## BEGIN Information shown

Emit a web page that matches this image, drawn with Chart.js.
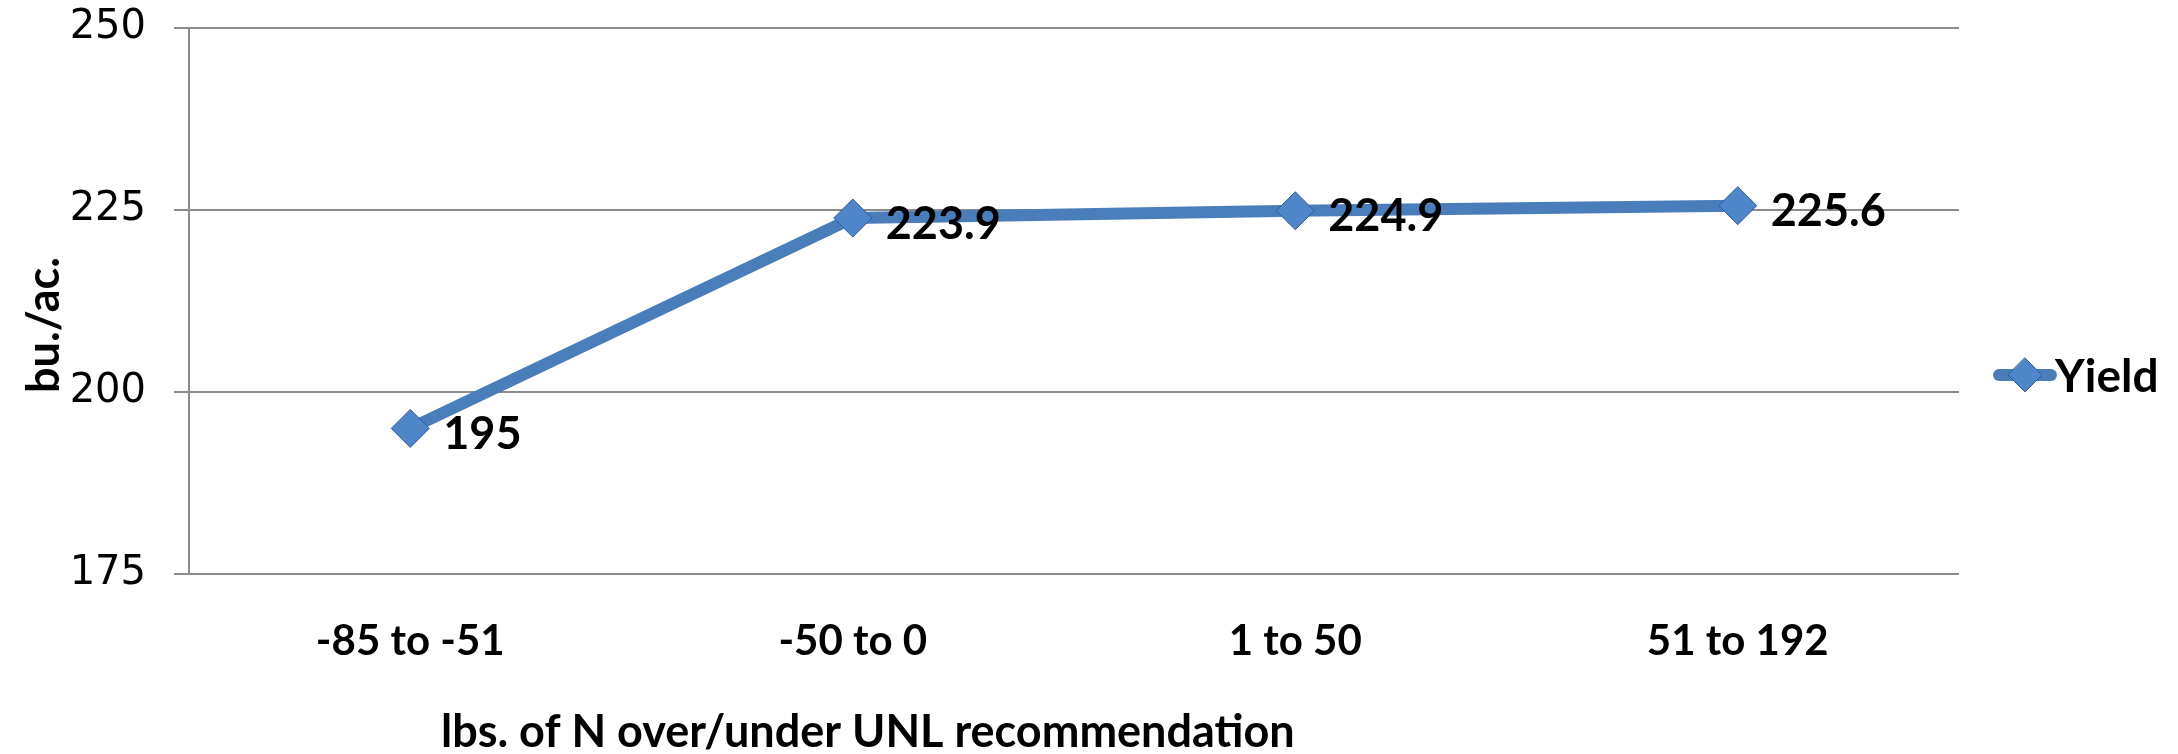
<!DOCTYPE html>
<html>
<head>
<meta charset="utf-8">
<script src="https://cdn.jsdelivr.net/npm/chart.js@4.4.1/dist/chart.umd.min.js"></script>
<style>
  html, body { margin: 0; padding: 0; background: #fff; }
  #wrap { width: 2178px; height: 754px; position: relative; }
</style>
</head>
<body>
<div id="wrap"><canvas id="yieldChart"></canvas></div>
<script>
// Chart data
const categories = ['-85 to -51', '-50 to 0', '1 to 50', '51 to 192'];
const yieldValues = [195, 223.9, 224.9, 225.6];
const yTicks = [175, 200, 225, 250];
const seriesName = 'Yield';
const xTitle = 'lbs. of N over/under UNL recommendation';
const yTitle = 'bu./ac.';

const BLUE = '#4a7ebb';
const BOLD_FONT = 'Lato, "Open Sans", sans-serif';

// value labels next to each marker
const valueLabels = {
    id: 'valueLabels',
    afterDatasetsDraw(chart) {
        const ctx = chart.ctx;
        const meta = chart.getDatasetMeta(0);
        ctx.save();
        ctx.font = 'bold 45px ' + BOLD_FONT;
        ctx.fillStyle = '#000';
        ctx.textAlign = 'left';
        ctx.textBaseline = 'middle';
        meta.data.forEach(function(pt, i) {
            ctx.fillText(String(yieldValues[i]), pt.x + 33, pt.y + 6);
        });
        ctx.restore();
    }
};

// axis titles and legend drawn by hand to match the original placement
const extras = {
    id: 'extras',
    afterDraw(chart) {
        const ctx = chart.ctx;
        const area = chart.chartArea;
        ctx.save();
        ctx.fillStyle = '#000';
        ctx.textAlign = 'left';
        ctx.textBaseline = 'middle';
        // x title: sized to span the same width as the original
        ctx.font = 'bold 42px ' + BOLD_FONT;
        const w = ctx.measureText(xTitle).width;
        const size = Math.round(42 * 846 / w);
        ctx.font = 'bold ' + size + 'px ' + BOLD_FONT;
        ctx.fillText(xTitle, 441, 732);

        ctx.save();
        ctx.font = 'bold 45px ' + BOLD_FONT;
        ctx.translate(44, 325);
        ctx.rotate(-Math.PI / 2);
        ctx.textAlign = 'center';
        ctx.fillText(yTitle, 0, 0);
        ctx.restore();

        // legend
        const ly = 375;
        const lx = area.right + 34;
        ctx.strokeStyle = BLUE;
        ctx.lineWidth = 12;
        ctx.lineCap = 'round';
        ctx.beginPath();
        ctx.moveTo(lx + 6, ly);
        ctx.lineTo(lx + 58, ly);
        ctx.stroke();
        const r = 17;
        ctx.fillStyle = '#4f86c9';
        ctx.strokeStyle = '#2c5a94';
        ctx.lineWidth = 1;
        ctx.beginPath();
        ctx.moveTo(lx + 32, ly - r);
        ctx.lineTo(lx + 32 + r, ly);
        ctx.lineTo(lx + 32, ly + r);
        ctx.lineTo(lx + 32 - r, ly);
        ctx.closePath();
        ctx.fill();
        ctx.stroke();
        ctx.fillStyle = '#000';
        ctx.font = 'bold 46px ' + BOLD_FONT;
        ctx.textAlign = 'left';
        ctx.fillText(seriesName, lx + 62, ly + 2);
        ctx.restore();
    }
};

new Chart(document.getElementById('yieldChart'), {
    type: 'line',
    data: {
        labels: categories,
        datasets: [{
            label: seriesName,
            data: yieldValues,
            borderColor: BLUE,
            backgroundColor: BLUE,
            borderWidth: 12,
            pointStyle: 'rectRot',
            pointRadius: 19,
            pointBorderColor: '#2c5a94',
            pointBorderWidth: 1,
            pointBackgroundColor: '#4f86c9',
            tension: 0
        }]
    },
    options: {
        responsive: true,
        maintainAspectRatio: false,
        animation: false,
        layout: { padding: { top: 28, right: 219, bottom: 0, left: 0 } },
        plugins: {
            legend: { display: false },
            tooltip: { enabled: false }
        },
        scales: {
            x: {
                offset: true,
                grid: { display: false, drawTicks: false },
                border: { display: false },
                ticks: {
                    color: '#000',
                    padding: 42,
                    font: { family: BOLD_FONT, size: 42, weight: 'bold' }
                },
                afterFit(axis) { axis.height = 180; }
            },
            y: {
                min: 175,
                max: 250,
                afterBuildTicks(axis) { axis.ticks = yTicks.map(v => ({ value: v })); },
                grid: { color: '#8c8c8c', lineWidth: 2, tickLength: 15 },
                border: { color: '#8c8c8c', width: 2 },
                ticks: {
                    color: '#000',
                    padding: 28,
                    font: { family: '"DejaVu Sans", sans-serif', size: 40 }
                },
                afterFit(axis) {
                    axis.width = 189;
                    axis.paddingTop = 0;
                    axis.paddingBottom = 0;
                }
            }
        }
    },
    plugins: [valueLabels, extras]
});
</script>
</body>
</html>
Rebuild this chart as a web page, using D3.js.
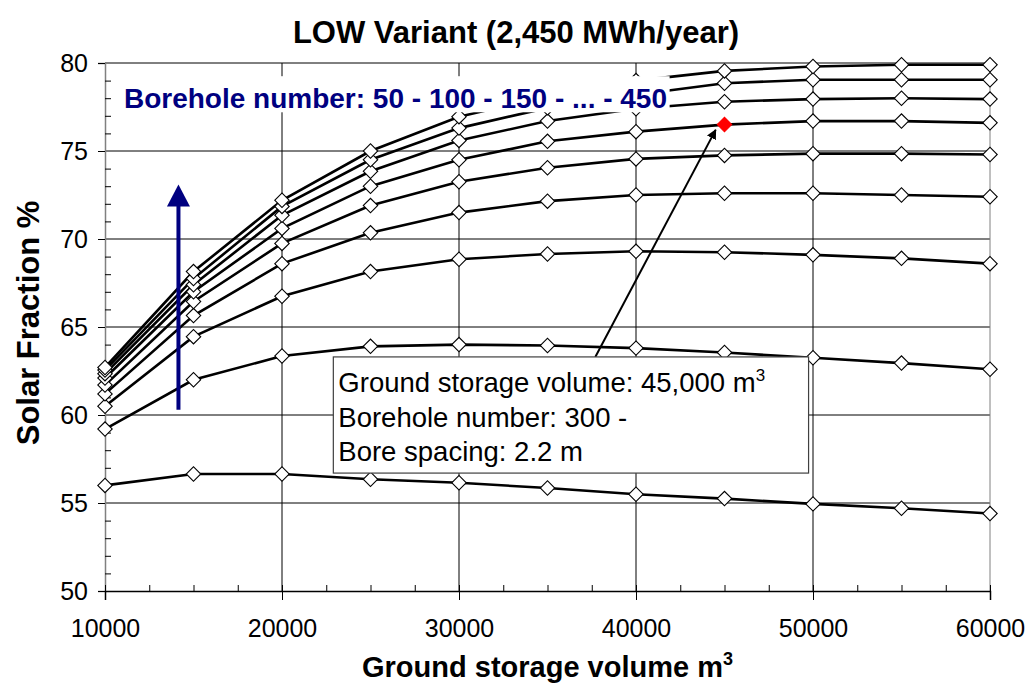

## END Information shown

What this task involves.
Pull out the lines above in which the word "drawn" appears.

Exercise output.
Emit a web page that matches this image, drawn with Chart.js.
// axis titles and legend drawn by hand to match the original placement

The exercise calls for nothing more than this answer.